If any of the party feel like sermonizing, the text will readily occur to you: "Then the Devil taketh him up into an exceeding high mountain, and showeth him all the kingdoms of the world, and the glory of them, and saith unto him: 'All these things will I give thee if thou wilt fall down and worship me.'" As for his proposition to "fall down," we have only to remark, "Beloved hearers! don't you do it, for the devil or any other man;" you'd break your necks as sure as you tried it. Better sit down in one of the sheltered nooks in the lee below the summit, eat your lunch and prepare for the descent.
We may easily return to Clayton in time to visit the
Black Diamond Coal Mines,
At Nortonville, six miles distant, over a good road, through a rugged, mountainous and picturesque region. The tunnels enter the northeast side of the mountain, descend nearly three hundred feet southwesterly, whence one level follows a three-foot-thick seam, a good half mile northwesterly. Two main seams are worked at present, one four feet and the other about three feet thick. They dip easterly, or northeasterly. The mine is very neat, and even cleanly, for a coal mine, so that one could wear down an ordinary suit without harmful soiling.
The railroad from the mine to the pier, five miles and a half below, whither iron cars, propelled by gravity, can carry three thousand tons per day, is chiefly remarkable for its unusual grade down the first mile and a half, through which the descent is two hundred and seventy-four feet to the mile. To meet this unusual, but unavoidable necessity, heavy locomotives, of peculiar design and construction, were invented and built at San Francisco.

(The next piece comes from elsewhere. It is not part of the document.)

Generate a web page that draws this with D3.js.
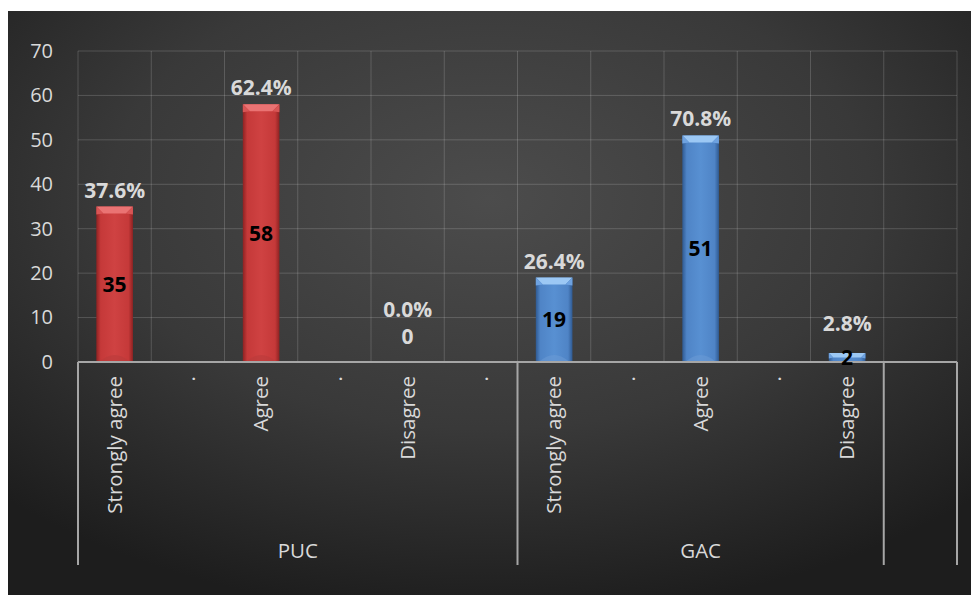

They weigh twenty tons, have three pairs of thirty-six-inch driving wheels, with complex and powerful brakes for the enormous friction necessary.
From these mines one may descend by the railroad already described, to New York Landing, whence the regular Stockton steamer will transport him thither, or return him to San Francisco, the tourist's grand base of supplies, and point of departure for nearly all the more notable excursions about the State and the coast.